▶ **DESCRIPTION OF THE TASK**
Locate the string "matplotlib" in the records below. Copy every line where it occurs.

▶ **LISTED RECORDS**
┌────────

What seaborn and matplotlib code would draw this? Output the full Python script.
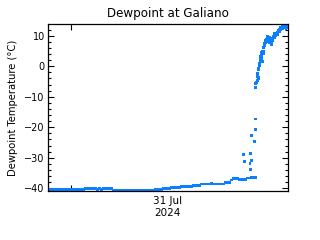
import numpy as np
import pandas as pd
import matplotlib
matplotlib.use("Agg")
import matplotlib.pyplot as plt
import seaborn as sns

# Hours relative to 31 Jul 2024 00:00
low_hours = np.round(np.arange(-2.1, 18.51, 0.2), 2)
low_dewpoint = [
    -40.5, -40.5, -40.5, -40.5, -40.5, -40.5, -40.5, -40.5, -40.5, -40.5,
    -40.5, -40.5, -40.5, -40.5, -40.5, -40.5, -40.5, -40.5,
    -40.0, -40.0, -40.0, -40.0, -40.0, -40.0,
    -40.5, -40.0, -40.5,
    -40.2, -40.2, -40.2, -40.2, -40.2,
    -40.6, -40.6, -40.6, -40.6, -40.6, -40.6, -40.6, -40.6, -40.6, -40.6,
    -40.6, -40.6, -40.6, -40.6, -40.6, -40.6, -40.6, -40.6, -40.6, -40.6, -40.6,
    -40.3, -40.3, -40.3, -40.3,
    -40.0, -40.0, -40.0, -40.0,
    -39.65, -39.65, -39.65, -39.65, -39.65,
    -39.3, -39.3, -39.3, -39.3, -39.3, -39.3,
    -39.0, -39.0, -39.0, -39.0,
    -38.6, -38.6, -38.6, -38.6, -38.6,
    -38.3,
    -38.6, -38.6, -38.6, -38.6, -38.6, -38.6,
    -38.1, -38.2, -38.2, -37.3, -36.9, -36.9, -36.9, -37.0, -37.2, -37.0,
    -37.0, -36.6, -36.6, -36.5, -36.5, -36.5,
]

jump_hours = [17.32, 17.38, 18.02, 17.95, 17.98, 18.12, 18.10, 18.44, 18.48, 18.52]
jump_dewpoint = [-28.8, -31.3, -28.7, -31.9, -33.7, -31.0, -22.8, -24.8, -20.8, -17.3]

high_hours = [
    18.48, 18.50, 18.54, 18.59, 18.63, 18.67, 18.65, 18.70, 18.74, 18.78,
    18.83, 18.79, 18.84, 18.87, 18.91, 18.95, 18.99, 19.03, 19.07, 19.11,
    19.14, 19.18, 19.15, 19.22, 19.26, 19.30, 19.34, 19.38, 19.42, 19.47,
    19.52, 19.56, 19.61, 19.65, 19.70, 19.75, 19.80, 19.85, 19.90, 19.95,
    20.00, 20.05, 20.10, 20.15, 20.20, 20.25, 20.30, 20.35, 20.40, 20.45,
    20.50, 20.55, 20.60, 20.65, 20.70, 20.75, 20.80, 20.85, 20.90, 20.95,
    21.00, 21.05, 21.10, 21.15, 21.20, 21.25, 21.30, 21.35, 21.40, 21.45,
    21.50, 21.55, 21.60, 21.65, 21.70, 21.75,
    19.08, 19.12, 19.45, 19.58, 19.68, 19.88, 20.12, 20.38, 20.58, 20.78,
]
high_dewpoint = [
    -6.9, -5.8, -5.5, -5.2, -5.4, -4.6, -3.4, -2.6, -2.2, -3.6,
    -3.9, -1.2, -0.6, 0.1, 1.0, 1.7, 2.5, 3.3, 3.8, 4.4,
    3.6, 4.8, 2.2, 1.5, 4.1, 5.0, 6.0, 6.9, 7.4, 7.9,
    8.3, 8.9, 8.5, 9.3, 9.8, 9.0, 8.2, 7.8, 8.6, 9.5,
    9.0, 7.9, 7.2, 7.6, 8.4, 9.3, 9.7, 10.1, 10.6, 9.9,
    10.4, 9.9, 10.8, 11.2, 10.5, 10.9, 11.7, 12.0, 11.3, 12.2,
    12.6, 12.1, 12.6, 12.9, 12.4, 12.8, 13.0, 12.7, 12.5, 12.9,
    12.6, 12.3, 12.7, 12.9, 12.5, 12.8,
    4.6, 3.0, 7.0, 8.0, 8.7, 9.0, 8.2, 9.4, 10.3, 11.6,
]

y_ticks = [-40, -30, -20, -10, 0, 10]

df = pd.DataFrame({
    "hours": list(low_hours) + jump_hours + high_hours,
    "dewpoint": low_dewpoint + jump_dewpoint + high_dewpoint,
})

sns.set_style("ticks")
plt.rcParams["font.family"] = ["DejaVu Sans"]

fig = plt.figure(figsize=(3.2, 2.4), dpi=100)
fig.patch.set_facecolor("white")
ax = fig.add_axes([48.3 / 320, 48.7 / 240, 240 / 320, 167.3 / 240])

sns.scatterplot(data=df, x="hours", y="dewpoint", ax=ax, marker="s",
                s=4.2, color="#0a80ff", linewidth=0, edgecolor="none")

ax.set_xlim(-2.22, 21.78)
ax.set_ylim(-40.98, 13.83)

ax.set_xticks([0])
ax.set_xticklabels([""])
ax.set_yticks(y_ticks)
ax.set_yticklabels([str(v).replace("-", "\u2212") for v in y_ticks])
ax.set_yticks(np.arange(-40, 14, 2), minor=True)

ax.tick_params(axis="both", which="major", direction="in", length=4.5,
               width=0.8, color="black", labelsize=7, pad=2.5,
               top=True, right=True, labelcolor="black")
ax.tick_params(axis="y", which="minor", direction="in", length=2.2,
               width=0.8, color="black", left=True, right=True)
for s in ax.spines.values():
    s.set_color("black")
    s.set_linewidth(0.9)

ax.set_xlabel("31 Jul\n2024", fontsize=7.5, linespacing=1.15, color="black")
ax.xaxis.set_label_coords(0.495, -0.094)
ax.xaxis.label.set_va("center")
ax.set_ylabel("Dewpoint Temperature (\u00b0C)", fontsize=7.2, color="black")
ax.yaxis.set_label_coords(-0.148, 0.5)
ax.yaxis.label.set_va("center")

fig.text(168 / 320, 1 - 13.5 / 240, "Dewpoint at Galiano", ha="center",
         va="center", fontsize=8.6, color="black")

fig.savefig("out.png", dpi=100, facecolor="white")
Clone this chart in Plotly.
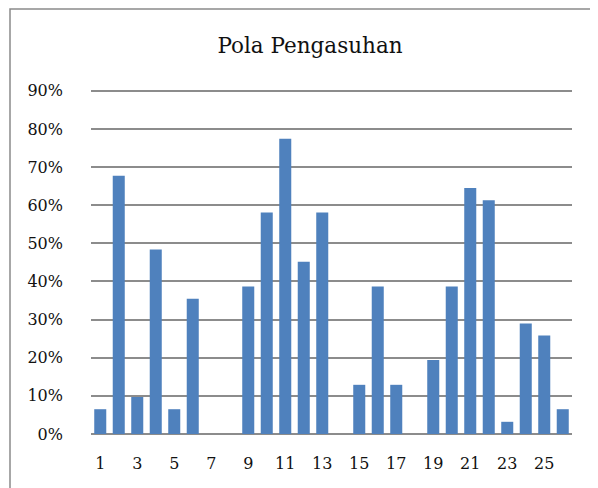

└────────

▶ **COMPLETED EXERCISE**
What seaborn and matplotlib code would draw this? Output the full Python script.
import matplotlib
matplotlib.use("Agg")
import matplotlib.pyplot as plt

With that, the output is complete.